**Provided data:**
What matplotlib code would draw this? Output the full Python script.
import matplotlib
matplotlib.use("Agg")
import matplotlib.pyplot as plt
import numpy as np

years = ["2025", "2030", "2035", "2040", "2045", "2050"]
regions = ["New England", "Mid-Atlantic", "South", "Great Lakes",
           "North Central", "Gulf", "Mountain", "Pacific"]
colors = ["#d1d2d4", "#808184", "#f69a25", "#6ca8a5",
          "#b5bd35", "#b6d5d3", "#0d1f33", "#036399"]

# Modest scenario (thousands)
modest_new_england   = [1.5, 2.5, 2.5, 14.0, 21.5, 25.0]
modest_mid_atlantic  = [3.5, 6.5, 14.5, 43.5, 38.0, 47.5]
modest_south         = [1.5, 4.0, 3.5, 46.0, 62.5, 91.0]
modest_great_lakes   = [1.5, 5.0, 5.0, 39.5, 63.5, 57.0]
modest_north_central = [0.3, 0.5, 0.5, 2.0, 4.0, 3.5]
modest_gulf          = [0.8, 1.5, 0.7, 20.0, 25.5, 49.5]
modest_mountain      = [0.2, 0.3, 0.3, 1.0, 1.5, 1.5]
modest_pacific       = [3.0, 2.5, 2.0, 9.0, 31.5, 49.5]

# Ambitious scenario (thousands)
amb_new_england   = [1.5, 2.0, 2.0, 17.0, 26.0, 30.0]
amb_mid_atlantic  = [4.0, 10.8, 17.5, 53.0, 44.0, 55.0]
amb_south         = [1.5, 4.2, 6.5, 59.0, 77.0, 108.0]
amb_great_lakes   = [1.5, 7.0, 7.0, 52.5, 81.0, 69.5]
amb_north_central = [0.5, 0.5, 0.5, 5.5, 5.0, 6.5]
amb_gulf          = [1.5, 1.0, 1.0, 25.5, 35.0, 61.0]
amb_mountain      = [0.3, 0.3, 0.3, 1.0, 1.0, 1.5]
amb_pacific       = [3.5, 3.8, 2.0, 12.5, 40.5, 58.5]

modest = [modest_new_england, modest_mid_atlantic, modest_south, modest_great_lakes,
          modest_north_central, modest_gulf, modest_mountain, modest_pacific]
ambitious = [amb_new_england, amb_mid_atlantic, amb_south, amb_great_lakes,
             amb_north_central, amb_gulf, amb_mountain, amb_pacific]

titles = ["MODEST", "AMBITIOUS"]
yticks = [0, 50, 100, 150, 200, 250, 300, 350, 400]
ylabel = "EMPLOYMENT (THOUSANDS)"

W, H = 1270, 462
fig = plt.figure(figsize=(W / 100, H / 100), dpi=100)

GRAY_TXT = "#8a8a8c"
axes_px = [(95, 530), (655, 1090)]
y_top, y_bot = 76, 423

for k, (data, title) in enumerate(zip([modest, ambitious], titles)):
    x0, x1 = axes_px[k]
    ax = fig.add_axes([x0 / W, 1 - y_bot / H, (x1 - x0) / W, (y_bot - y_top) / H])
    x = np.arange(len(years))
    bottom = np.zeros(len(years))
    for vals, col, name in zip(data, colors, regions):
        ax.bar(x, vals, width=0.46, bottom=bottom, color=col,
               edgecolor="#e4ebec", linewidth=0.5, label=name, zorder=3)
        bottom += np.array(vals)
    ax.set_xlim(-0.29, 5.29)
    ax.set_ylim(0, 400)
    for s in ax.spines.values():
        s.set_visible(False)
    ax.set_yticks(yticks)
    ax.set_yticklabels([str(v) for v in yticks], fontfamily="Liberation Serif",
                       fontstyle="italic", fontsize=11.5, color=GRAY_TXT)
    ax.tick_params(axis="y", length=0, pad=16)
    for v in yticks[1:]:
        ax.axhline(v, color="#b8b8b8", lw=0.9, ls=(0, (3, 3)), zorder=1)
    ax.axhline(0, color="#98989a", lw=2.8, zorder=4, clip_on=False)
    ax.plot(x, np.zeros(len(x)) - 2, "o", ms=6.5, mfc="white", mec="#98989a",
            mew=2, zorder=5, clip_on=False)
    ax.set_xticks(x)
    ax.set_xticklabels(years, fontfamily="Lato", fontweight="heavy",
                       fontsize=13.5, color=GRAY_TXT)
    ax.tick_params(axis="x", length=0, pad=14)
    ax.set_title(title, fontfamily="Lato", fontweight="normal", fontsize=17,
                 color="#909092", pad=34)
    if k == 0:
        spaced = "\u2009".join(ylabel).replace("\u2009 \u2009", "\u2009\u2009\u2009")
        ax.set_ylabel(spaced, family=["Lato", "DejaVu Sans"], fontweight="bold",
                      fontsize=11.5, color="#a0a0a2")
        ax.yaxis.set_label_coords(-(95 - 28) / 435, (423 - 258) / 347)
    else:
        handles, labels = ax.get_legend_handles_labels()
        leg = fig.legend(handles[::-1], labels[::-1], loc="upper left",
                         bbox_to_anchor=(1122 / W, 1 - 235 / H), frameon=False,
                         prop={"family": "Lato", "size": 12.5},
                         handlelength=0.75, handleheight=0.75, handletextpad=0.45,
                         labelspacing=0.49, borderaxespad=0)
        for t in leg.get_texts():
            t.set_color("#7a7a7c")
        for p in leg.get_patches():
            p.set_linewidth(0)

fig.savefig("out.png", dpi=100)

**Exercise goal:** Output the listing above word for word.

**Task result:**
What matplotlib code would draw this? Output the full Python script.
import matplotlib
matplotlib.use("Agg")
import matplotlib.pyplot as plt
import numpy as np

years = ["2025", "2030", "2035", "2040", "2045", "2050"]
regions = ["New England", "Mid-Atlantic", "South", "Great Lakes",
           "North Central", "Gulf", "Mountain", "Pacific"]
colors = ["#d1d2d4", "#808184", "#f69a25", "#6ca8a5",
          "#b5bd35", "#b6d5d3", "#0d1f33", "#036399"]

# Modest scenario (thousands)
modest_new_england   = [1.5, 2.5, 2.5, 14.0, 21.5, 25.0]
modest_mid_atlantic  = [3.5, 6.5, 14.5, 43.5, 38.0, 47.5]
modest_south         = [1.5, 4.0, 3.5, 46.0, 62.5, 91.0]
modest_great_lakes   = [1.5, 5.0, 5.0, 39.5, 63.5, 57.0]
modest_north_central = [0.3, 0.5, 0.5, 2.0, 4.0, 3.5]
modest_gulf          = [0.8, 1.5, 0.7, 20.0, 25.5, 49.5]
modest_mountain      = [0.2, 0.3, 0.3, 1.0, 1.5, 1.5]
modest_pacific       = [3.0, 2.5, 2.0, 9.0, 31.5, 49.5]

# Ambitious scenario (thousands)
amb_new_england   = [1.5, 2.0, 2.0, 17.0, 26.0, 30.0]
amb_mid_atlantic  = [4.0, 10.8, 17.5, 53.0, 44.0, 55.0]
amb_south         = [1.5, 4.2, 6.5, 59.0, 77.0, 108.0]
amb_great_lakes   = [1.5, 7.0, 7.0, 52.5, 81.0, 69.5]
amb_north_central = [0.5, 0.5, 0.5, 5.5, 5.0, 6.5]
amb_gulf          = [1.5, 1.0, 1.0, 25.5, 35.0, 61.0]
amb_mountain      = [0.3, 0.3, 0.3, 1.0, 1.0, 1.5]
amb_pacific       = [3.5, 3.8, 2.0, 12.5, 40.5, 58.5]

modest = [modest_new_england, modest_mid_atlantic, modest_south, modest_great_lakes,
          modest_north_central, modest_gulf, modest_mountain, modest_pacific]
ambitious = [amb_new_england, amb_mid_atlantic, amb_south, amb_great_lakes,
             amb_north_central, amb_gulf, amb_mountain, amb_pacific]

titles = ["MODEST", "AMBITIOUS"]
yticks = [0, 50, 100, 150, 200, 250, 300, 350, 400]
ylabel = "EMPLOYMENT (THOUSANDS)"

W, H = 1270, 462
fig = plt.figure(figsize=(W / 100, H / 100), dpi=100)

GRAY_TXT = "#8a8a8c"
axes_px = [(95, 530), (655, 1090)]
y_top, y_bot = 76, 423

for k, (data, title) in enumerate(zip([modest, ambitious], titles)):
    x0, x1 = axes_px[k]
    ax = fig.add_axes([x0 / W, 1 - y_bot / H, (x1 - x0) / W, (y_bot - y_top) / H])
    x = np.arange(len(years))
    bottom = np.zeros(len(years))
    for vals, col, name in zip(data, colors, regions):
        ax.bar(x, vals, width=0.46, bottom=bottom, color=col,
               edgecolor="#e4ebec", linewidth=0.5, label=name, zorder=3)
        bottom += np.array(vals)
    ax.set_xlim(-0.29, 5.29)
    ax.set_ylim(0, 400)
    for s in ax.spines.values():
        s.set_visible(False)
    ax.set_yticks(yticks)
    ax.set_yticklabels([str(v) for v in yticks], fontfamily="Liberation Serif",
                       fontstyle="italic", fontsize=11.5, color=GRAY_TXT)
    ax.tick_params(axis="y", length=0, pad=16)
    for v in yticks[1:]:
        ax.axhline(v, color="#b8b8b8", lw=0.9, ls=(0, (3, 3)), zorder=1)
    ax.axhline(0, color="#98989a", lw=2.8, zorder=4, clip_on=False)
    ax.plot(x, np.zeros(len(x)) - 2, "o", ms=6.5, mfc="white", mec="#98989a",
            mew=2, zorder=5, clip_on=False)
    ax.set_xticks(x)
    ax.set_xticklabels(years, fontfamily="Lato", fontweight="heavy",
                       fontsize=13.5, color=GRAY_TXT)
    ax.tick_params(axis="x", length=0, pad=14)
    ax.set_title(title, fontfamily="Lato", fontweight="normal", fontsize=17,
                 color="#909092", pad=34)
    if k == 0:
        spaced = "\u2009".join(ylabel).replace("\u2009 \u2009", "\u2009\u2009\u2009")
        ax.set_ylabel(spaced, family=["Lato", "DejaVu Sans"], fontweight="bold",
                      fontsize=11.5, color="#a0a0a2")
        ax.yaxis.set_label_coords(-(95 - 28) / 435, (423 - 258) / 347)
    else:
        handles, labels = ax.get_legend_handles_labels()
        leg = fig.legend(handles[::-1], labels[::-1], loc="upper left",
                         bbox_to_anchor=(1122 / W, 1 - 235 / H), frameon=False,
                         prop={"family": "Lato", "size": 12.5},
                         handlelength=0.75, handleheight=0.75, handletextpad=0.45,
                         labelspacing=0.49, borderaxespad=0)
        for t in leg.get_texts():
            t.set_color("#7a7a7c")
        for p in leg.get_patches():
            p.set_linewidth(0)

fig.savefig("out.png", dpi=100)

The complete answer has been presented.